**Job:** Reproduce the lines exactly, beginning with the line that has "Emit a web page" and ending with the line that has "const y = d3.scaleLinear().domain(yDomain).range([B, T]);". Images are left out.

**Input data:**
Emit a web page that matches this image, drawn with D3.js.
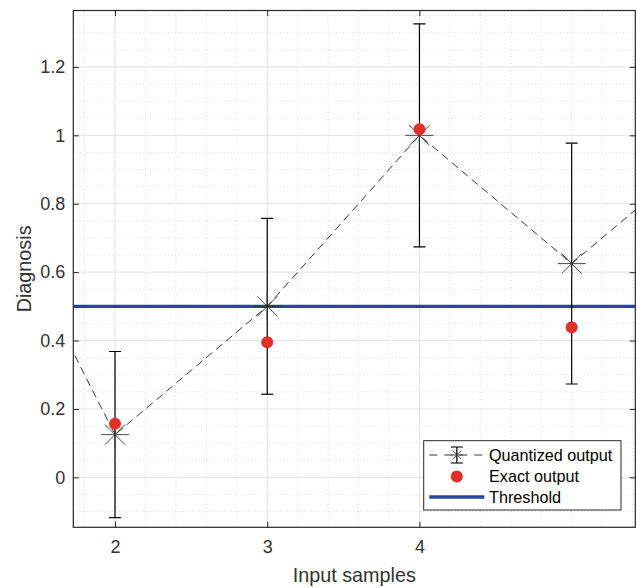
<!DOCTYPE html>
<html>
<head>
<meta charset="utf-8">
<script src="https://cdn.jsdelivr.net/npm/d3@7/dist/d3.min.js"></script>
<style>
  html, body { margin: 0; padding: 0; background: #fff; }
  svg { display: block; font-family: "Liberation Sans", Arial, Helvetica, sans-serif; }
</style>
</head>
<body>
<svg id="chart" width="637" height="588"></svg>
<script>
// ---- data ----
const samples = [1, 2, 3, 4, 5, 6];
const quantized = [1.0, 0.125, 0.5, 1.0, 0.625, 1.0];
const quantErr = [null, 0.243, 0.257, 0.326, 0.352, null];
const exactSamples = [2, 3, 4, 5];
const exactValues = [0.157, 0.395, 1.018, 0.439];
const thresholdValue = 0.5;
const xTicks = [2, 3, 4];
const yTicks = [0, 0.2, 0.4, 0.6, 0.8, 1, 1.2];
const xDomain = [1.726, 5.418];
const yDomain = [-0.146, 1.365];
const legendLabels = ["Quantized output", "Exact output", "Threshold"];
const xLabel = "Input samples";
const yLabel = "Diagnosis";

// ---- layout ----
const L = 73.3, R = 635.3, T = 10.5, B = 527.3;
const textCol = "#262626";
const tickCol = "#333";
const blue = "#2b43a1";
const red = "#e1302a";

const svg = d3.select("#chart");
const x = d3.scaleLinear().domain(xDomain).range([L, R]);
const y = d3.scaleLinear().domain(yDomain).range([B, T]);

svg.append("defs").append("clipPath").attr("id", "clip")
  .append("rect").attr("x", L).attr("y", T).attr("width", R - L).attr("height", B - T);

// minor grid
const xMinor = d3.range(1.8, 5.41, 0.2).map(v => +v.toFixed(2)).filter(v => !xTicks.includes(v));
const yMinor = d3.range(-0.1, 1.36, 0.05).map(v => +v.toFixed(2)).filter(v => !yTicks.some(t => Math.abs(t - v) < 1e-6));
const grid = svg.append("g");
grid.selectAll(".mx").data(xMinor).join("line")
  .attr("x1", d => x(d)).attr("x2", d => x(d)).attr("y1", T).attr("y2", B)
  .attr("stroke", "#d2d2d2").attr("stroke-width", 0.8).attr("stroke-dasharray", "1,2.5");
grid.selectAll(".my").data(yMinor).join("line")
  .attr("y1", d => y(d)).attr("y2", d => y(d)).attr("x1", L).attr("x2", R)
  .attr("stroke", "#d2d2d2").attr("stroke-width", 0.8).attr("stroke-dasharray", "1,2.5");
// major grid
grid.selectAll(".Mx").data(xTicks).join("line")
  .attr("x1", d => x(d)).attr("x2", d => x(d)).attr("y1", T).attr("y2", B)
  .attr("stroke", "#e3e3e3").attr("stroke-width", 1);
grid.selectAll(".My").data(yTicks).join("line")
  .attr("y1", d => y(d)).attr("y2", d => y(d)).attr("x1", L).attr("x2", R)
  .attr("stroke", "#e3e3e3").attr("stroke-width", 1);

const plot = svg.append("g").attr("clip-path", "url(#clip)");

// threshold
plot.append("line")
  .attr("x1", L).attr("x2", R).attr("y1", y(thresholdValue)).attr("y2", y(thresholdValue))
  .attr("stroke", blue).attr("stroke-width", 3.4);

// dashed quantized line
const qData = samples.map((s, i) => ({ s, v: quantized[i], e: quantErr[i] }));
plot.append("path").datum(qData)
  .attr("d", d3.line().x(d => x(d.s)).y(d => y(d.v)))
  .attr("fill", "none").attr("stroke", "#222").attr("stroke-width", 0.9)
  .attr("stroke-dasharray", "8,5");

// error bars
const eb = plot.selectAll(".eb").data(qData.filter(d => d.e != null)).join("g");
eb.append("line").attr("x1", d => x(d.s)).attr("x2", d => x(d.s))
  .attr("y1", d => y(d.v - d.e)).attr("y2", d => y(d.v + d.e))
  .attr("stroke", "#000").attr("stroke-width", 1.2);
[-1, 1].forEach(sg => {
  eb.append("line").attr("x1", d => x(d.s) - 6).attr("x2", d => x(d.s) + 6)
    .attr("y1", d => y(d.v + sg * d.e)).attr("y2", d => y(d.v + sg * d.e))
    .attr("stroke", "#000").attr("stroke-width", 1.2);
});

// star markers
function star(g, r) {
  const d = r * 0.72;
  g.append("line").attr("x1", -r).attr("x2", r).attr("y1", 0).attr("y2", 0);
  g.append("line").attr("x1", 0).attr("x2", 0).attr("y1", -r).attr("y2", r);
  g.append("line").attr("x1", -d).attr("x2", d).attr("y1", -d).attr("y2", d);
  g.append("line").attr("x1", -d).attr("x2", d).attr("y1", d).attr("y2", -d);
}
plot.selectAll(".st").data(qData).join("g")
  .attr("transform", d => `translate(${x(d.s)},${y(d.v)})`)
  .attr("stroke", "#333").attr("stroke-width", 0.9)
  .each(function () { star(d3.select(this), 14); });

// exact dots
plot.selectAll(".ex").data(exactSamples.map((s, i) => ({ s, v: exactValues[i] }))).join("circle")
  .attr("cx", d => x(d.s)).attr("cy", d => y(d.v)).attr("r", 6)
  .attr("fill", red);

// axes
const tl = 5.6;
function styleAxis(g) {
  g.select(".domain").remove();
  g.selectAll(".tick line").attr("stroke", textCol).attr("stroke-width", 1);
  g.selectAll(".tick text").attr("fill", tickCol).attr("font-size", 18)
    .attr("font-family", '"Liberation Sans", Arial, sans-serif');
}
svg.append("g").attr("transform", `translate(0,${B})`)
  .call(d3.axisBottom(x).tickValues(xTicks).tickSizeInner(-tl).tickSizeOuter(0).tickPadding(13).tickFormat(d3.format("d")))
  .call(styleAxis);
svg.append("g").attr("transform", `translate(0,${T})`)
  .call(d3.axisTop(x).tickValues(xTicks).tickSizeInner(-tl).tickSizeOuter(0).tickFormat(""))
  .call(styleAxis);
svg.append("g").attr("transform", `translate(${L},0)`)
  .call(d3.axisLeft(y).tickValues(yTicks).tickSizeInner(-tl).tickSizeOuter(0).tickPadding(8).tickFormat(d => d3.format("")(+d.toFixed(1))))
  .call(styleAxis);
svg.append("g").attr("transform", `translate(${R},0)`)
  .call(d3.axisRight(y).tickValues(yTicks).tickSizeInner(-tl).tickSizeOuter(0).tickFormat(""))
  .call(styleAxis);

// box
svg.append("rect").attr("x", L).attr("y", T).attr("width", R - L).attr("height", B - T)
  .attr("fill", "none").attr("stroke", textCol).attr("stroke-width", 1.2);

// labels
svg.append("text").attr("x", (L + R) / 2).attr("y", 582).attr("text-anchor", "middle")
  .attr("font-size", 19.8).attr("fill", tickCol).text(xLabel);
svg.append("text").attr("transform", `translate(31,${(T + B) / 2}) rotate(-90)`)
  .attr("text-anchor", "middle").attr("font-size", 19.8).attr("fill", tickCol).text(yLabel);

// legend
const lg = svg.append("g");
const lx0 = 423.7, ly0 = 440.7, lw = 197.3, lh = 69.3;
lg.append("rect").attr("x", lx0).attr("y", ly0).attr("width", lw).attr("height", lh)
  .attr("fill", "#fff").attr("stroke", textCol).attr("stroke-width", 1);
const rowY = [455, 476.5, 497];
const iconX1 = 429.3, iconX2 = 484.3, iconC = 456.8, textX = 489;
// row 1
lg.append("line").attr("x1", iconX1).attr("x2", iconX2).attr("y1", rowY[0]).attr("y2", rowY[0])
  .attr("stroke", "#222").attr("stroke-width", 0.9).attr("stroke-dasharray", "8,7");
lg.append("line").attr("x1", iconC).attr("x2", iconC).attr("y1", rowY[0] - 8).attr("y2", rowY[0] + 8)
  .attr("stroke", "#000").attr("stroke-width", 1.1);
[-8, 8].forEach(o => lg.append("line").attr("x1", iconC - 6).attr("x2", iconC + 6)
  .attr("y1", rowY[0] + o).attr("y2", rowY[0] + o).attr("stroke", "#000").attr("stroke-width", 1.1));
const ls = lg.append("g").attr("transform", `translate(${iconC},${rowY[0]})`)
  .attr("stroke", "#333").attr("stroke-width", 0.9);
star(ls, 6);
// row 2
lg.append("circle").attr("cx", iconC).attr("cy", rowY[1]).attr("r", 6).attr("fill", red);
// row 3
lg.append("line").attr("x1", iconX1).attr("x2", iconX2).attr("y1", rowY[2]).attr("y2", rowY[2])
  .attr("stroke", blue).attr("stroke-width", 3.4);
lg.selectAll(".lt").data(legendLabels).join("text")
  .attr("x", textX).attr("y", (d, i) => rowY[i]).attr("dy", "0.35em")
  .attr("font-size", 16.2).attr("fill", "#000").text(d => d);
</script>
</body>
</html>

* * *

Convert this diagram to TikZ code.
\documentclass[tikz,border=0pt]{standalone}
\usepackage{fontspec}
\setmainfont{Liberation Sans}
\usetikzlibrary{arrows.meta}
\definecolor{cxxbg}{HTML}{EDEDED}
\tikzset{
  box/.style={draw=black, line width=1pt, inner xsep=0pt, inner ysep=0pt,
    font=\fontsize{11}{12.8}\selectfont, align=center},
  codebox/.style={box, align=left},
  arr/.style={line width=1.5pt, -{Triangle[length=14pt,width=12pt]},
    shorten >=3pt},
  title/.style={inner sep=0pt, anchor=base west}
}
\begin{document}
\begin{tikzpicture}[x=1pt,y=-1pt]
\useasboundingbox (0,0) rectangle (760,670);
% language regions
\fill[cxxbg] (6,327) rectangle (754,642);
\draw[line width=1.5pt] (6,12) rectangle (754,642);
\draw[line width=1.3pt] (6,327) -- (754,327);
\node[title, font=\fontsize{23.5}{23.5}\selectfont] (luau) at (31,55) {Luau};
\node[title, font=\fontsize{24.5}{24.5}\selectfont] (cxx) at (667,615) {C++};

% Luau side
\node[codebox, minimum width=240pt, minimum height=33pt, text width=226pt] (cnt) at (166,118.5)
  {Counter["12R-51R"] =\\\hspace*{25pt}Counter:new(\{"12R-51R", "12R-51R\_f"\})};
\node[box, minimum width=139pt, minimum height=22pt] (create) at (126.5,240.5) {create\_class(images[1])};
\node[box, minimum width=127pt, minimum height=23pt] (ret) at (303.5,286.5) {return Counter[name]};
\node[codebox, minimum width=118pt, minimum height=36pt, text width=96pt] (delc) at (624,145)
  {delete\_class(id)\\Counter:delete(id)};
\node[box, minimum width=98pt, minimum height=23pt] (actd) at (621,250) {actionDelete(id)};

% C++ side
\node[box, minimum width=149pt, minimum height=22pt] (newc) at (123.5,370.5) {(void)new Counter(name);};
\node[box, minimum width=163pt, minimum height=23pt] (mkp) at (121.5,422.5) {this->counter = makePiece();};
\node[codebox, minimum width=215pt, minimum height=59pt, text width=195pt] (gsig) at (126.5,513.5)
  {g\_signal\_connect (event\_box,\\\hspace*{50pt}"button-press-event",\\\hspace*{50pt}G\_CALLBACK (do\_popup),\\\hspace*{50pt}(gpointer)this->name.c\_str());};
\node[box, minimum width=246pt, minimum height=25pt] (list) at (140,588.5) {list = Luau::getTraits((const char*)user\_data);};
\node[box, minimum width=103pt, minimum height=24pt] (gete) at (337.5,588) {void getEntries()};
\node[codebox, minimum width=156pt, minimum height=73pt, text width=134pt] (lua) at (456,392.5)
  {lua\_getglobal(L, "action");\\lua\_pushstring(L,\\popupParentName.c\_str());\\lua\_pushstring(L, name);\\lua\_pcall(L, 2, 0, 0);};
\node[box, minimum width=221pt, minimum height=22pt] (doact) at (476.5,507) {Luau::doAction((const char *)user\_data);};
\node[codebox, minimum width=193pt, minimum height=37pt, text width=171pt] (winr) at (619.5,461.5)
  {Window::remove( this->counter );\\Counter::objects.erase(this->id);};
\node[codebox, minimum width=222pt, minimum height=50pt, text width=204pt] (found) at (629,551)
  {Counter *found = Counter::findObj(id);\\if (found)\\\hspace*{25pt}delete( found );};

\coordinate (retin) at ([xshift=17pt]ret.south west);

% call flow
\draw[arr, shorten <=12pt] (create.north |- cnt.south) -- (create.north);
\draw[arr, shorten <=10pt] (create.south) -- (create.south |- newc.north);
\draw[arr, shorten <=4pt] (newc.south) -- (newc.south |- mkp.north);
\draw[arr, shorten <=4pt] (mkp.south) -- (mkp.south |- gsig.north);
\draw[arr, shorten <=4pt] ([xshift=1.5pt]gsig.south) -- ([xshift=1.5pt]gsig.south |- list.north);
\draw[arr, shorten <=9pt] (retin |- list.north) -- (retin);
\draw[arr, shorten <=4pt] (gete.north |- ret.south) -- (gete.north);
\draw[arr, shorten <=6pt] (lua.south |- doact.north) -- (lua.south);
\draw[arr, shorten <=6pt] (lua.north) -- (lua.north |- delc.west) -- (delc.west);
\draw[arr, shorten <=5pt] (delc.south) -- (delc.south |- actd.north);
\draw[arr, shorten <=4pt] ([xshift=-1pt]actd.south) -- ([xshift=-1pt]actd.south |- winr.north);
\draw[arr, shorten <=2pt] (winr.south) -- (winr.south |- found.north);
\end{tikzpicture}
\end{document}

---

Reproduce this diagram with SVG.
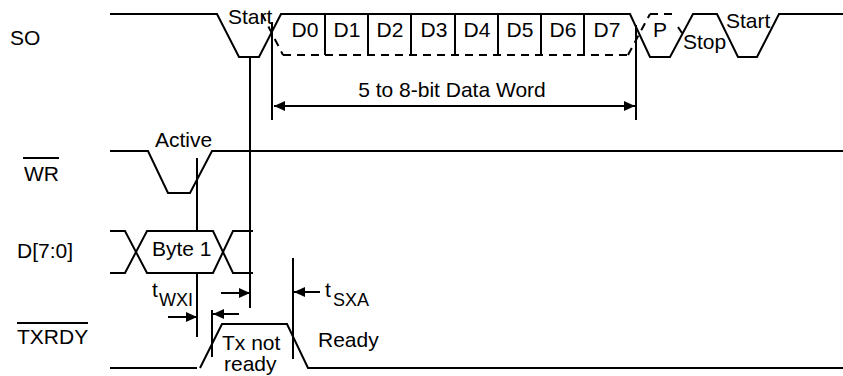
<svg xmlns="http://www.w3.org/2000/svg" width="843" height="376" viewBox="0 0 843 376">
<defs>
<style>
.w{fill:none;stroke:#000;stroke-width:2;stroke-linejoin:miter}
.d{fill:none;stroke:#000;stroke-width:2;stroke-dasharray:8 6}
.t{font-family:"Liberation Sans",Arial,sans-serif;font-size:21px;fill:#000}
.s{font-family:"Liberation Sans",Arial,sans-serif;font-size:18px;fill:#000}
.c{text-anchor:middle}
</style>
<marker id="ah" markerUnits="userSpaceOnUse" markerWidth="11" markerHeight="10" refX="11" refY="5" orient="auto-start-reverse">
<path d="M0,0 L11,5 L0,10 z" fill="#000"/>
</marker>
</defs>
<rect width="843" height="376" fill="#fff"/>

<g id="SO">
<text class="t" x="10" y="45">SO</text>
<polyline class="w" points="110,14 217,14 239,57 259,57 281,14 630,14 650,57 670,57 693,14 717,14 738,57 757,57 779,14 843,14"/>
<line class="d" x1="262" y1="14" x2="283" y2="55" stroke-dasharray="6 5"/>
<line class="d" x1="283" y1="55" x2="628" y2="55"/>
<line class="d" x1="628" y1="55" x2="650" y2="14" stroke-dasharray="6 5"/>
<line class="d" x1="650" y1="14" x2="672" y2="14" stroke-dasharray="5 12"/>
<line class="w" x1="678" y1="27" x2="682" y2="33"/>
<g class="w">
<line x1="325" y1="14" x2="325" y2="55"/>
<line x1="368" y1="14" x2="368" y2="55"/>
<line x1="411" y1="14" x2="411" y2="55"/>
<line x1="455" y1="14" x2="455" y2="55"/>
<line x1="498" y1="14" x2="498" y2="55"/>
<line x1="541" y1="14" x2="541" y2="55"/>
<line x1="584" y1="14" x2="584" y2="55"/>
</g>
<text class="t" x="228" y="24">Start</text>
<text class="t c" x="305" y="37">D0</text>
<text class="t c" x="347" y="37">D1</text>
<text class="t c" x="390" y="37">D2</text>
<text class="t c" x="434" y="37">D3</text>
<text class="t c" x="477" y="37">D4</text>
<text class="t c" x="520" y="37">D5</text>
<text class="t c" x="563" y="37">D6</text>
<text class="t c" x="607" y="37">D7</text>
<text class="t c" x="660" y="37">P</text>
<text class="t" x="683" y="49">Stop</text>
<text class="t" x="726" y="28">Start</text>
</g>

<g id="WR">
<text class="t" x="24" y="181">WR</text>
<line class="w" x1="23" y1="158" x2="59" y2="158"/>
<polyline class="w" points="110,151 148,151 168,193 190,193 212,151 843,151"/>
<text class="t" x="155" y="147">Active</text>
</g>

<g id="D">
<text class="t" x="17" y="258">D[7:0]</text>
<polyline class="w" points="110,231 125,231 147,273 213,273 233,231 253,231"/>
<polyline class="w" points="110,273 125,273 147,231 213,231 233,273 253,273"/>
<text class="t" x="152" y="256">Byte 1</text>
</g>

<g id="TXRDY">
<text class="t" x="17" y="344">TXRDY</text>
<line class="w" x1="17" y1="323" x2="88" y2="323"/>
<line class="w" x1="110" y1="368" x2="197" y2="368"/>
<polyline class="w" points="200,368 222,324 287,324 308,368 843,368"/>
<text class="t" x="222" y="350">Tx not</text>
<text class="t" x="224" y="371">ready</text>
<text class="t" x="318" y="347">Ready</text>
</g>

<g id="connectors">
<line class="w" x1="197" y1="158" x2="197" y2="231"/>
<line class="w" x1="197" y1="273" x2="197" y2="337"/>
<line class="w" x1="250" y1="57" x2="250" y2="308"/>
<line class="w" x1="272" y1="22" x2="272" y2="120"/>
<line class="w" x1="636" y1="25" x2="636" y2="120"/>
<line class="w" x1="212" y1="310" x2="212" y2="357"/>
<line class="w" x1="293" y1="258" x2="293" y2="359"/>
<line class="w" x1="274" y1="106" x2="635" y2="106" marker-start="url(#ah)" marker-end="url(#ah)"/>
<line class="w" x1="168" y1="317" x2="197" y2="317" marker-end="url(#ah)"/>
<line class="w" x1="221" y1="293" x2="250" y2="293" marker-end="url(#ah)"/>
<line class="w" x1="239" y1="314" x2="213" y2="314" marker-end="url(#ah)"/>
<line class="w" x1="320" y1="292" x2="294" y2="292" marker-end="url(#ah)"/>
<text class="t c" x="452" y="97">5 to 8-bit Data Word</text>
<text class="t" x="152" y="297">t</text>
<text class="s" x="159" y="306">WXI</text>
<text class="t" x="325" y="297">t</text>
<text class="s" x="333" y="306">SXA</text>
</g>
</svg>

**Solution to the problem:**
Emit a web page that matches this image, drawn with D3.js.
<!DOCTYPE html>
<html>
<head>
<meta charset="utf-8">
<script src="https://cdn.jsdelivr.net/npm/d3@7/dist/d3.min.js"></script>
<style>
  html, body { margin: 0; padding: 0; background: #fff; }
  svg { display: block; font-family: "Liberation Sans", Arial, Helvetica, sans-serif; }
</style>
</head>
<body>
<svg id="chart" width="637" height="588"></svg>
<script>
// ---- data ----
const samples = [1, 2, 3, 4, 5, 6];
const quantized = [1.0, 0.125, 0.5, 1.0, 0.625, 1.0];
const quantErr = [null, 0.243, 0.257, 0.326, 0.352, null];
const exactSamples = [2, 3, 4, 5];
const exactValues = [0.157, 0.395, 1.018, 0.439];
const thresholdValue = 0.5;
const xTicks = [2, 3, 4];
const yTicks = [0, 0.2, 0.4, 0.6, 0.8, 1, 1.2];
const xDomain = [1.726, 5.418];
const yDomain = [-0.146, 1.365];
const legendLabels = ["Quantized output", "Exact output", "Threshold"];
const xLabel = "Input samples";
const yLabel = "Diagnosis";

// ---- layout ----
const L = 73.3, R = 635.3, T = 10.5, B = 527.3;
const textCol = "#262626";
const tickCol = "#333";
const blue = "#2b43a1";
const red = "#e1302a";

const svg = d3.select("#chart");
const x = d3.scaleLinear().domain(xDomain).range([L, R]);
const y = d3.scaleLinear().domain(yDomain).range([B, T]);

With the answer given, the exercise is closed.